When Obama took office in 2008, he ran on the idea of change. With an economy in the slums and a global recession on the brink, Obama was voted in to transform the way the United States operates. Shortly after he was elected, he went on the record to state that “we need to act with the urgency this moment demands to save or create at least 2.5 million jobs so that the nearly 2 million Americans who’ve lost them know that they have a future.” At the time the unemployment rate was at 5.8 percent.
Now we are well into 2011, and the unemployment rate is 9.1 percent. The economy is still failing and jobs haven’t been created. Many people immediately turn the blame over to President George W. Bush. The truth is that the unemployment rate only rose from 4.7 percent in 2001 to 5.8 percent in 2008. That’s a total of only 1.1 percent. Obama is not even a full three quarters of the way into his first term, yet the unemployment rate has gone up 3.3 percent.
The unemployment rate only accounts for people who have actively sought work within a prior four-week period. People who are unemployed but do not actively seek employment are known as discouraged workers. This group of people, believed to be more than one million, do not factor into the unemployment rate.
To further add to our problems, Obama does not have a solution. In 2009, as part of his American Reinvestment and Recovery Act, he announced his new energy team and boasted about “shovel-ready projects all across the country.” He repeatedly made mention of the term “shovel-ready” and claimed to have met with governors that all had projects that were ready to break ground. In 2011, when asked about these “shovel-ready” jobs, Obama laughed and said “shovel-ready was not as shovel-ready as we expected.”

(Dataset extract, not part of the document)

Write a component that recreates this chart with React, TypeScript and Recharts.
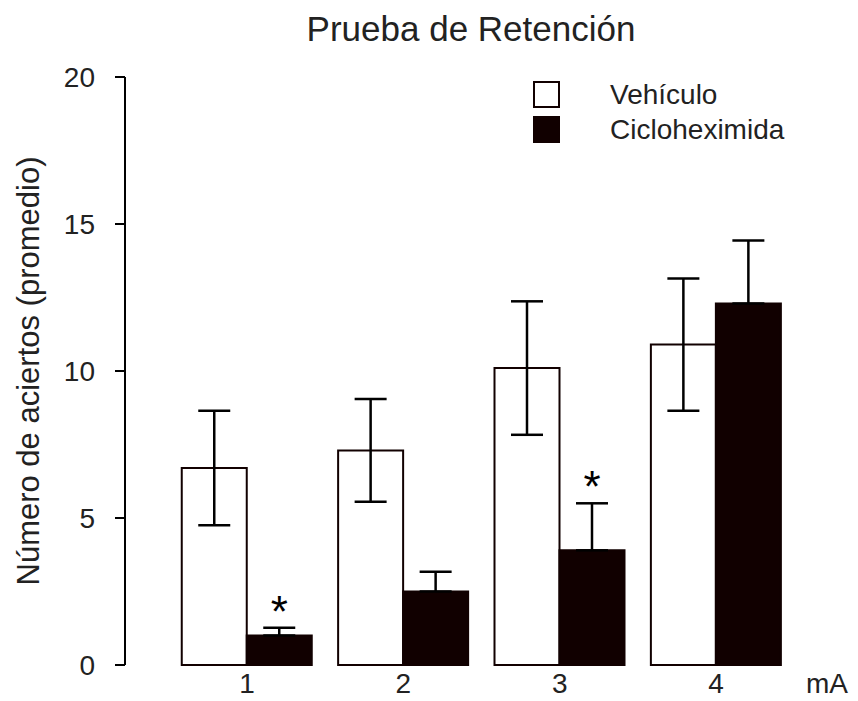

One of the biggest issues with job creation today is the regulations imposed on employers. Since the Obama administration has taken office, employers now have to be compliant with a number of different regulations that include the new healthcare laws and newer Environmental Protection Agency restrictions. Everyone from the family farmer to the small business to the large corporation is being hindered by these regulations. As a result, companies are fearful of hiring because of the uncertain future and the impact on their businesses.
The best thing that Obama and his administration could do today is listen to the companies that do the hiring. There are a number of plans that have been introduced by members of Congress, such as Sen. Ron Johnson (R-Wisc.) who presented a bill declaring a moratorium on major regulations until unemployment drops below 7.7 percent.
The only way to get the job market growing again is to encourage businesses to hire. Offering incentives to businesses is key to promoting job growth. While the president might think he offered hiring incentives, American companies are proving him wrong. It is time for Obama to honor the promises he made and get more Americans back to work.